Ajayi isn't buying it. Sure, a plaque or other accompanying exhibit to a statue can provide context, but Ajayi said there's often little real rethinking done by society and removing statues is a way to mark that rethinking.
"When you have a member of a dominant culture who has committed atrocities or oppressed members of a minority culture, there is no movement to recognize the injustice because the injustice was perpetrated by that culture for the purpose of perpetuating that culture," said Ajayi.
To some extent, debate over what to do with statues of figures parts of modern society view as problematic reflects how historical scholarship advances. During a 2015 speech at Illinois State University, historian Jay Winter noted the first generation of historians considers an event, movement or trend itself, such as the battles of World War I. Historians then turn to associated work, such as wartime society on the home front. Then come the histories of the losers in a conflict. And finally, a transnational look at the history elsewhere that is connected to an event.
Winter, a Yale scholar who has done extensive work on the imagery and significance of monuments and memorials, said there's an opportunity cost to creating memorials in time and money that is specific to a time and place in the early part of that arc.
"Until the 1990s the notion of commemoration had a highly specific and relatively localized character. They frequently were paid for with local funds. So, they became the voice of commemoration of a particular group," said Winter.
Winter said the internet changed everything. It not only allowed people in one place to see a statue in another that an outside audiences might find offensive, it connected like-minded protesters.
"Groups of people in South Africa who got rid of the Cecil Rhodes statue communicate directly with people who don't like a statue of Theodore Roosevelt in New York or of Winston Churchill in London.
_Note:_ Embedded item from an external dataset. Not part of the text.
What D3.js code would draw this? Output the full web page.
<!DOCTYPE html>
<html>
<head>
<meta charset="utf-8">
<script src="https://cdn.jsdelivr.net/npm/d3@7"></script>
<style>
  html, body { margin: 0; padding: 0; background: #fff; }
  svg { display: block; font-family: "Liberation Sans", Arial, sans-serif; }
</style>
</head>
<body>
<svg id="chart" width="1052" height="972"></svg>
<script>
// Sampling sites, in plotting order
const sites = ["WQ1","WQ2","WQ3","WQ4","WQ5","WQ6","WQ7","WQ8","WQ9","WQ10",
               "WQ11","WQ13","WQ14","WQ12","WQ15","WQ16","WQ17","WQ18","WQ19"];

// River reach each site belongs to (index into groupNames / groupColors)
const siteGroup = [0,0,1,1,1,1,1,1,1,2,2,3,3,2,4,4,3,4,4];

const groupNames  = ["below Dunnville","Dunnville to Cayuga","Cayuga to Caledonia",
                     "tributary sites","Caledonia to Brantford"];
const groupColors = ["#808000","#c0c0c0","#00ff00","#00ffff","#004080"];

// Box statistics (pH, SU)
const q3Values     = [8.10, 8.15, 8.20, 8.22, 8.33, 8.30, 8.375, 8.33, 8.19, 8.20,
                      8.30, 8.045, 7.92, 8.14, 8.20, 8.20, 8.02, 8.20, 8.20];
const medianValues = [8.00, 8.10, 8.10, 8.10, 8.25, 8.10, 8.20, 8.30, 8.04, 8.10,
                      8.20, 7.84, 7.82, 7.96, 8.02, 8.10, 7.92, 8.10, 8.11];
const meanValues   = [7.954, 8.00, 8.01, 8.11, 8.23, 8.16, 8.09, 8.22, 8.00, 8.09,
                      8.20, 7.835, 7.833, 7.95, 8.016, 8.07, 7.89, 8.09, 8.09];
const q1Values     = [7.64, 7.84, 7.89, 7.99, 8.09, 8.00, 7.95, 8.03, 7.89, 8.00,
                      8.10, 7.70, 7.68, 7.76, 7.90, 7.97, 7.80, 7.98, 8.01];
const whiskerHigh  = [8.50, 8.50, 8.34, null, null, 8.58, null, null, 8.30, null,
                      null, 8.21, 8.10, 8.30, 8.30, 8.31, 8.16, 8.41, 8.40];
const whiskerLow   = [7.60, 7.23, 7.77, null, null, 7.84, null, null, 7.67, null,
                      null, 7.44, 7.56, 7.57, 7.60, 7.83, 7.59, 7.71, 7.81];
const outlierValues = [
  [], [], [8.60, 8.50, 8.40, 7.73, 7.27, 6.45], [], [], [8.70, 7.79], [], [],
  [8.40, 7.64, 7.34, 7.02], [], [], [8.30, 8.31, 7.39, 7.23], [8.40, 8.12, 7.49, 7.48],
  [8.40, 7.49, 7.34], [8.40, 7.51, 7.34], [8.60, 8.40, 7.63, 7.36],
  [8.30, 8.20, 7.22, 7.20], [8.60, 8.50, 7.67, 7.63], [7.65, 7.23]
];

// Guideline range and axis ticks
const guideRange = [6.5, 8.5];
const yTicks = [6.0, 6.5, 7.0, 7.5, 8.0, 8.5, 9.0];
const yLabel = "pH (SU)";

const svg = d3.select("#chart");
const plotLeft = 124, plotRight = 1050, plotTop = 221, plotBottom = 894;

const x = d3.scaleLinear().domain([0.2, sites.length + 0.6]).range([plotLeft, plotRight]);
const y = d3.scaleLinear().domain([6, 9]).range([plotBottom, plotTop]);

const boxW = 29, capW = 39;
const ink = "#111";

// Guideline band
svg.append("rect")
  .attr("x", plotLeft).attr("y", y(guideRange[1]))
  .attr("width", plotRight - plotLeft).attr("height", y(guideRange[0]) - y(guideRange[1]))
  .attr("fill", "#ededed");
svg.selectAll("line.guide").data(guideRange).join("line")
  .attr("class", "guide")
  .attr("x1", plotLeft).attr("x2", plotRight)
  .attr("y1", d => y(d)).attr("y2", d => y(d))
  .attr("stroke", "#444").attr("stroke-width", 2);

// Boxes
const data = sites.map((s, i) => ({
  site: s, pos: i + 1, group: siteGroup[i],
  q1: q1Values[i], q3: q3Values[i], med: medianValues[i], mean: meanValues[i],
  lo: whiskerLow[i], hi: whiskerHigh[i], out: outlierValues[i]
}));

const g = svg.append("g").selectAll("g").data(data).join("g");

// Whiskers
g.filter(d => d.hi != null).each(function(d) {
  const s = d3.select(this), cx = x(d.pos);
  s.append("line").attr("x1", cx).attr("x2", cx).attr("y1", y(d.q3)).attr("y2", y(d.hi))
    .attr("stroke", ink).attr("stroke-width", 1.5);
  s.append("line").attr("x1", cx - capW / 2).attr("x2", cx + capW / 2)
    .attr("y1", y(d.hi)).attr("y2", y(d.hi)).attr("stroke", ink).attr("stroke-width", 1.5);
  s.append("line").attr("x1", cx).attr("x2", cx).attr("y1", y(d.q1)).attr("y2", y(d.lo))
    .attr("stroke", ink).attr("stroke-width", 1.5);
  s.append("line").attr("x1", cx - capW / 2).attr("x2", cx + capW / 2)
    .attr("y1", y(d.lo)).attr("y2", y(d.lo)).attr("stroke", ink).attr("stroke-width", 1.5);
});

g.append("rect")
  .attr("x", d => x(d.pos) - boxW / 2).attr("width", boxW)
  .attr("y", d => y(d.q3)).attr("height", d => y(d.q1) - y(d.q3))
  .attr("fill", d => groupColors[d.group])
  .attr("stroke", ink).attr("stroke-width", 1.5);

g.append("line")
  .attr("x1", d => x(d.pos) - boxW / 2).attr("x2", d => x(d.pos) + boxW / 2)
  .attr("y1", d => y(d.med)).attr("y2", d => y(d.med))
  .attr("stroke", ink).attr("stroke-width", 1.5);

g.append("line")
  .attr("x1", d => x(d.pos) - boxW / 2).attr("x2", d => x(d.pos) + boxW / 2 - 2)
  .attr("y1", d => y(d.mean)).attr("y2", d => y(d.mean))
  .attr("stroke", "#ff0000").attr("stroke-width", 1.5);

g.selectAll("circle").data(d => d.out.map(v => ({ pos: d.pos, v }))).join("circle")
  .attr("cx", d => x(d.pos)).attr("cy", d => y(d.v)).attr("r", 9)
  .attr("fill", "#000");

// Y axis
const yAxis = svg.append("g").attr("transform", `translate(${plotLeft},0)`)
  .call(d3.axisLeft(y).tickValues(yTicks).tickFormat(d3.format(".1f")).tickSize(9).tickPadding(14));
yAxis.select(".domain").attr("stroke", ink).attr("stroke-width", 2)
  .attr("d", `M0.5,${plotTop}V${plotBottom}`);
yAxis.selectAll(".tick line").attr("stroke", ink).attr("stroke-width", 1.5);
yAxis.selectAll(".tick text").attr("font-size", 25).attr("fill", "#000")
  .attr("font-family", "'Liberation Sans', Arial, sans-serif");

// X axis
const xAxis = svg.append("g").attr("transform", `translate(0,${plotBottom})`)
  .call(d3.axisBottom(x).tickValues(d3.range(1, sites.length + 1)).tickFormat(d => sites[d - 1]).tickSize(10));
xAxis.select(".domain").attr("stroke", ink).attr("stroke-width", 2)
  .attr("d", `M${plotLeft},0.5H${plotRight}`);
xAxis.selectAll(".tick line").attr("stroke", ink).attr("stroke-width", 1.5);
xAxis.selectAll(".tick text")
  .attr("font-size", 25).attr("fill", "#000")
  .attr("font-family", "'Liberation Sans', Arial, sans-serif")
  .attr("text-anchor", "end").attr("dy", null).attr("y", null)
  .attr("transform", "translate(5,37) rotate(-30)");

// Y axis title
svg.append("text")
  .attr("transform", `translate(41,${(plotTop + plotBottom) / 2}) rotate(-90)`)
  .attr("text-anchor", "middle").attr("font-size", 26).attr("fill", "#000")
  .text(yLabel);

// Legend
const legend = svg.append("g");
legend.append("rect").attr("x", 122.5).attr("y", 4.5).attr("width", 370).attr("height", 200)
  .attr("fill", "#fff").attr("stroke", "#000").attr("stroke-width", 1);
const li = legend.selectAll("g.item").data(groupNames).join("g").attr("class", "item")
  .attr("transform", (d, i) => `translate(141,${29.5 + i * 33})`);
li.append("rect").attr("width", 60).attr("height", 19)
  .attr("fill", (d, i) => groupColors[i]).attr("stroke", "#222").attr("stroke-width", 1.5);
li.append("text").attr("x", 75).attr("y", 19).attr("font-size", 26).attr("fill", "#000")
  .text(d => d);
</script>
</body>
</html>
There is a speed of exchange that has a shared and, in some sense, outraged response," said Winter.
Winter said regardless of racist, colonialist, genocidal, or some other atrocious aspect of statues involving reconsidered historical figures, there is a commonality--war, an an unfailingly masculine celebration of martial tradition.
"As long as that is a dominant domain of public remembrance, then I think this problem is going to exist because I think over time various wars will look different than other ones," said Winter, adding that male and martial culture of statues also neglects large areas of history.
Even monuments to World War II and the greatest generation are male-centric, he said, and those public remembrances tend to ignore women and the civilian population that helped wage that total war.
All of the people consulted for this story said it's hard to tell when a dominant culture will move enough for a Stephen Douglas, Christopher Columbus, or Woodfrow Wilson to be thrown down.
One Peoria artist said it is the job of present-day artists to offer replacements once that moment does arrive.
"I don't have the luxury to do anything else," said African American and sculptor Preston Jackson of Peoria.
Jackson said his youthful experience in the south informs his ongoing body of work. He's now creating a large monument to slaves crossing from Missouri to Illinois as they were pursued in their flight to freedom.
Even his choice of material is an affirmative act against the racism of Confederate statues.
"Right now, I am building these large pieces of bronze. I chose bronze as a weapon, as a reason for statues that spoke against," said Jackson.
Winter said there's no sign that the pace of statue protests worldwide will slow down any time soon.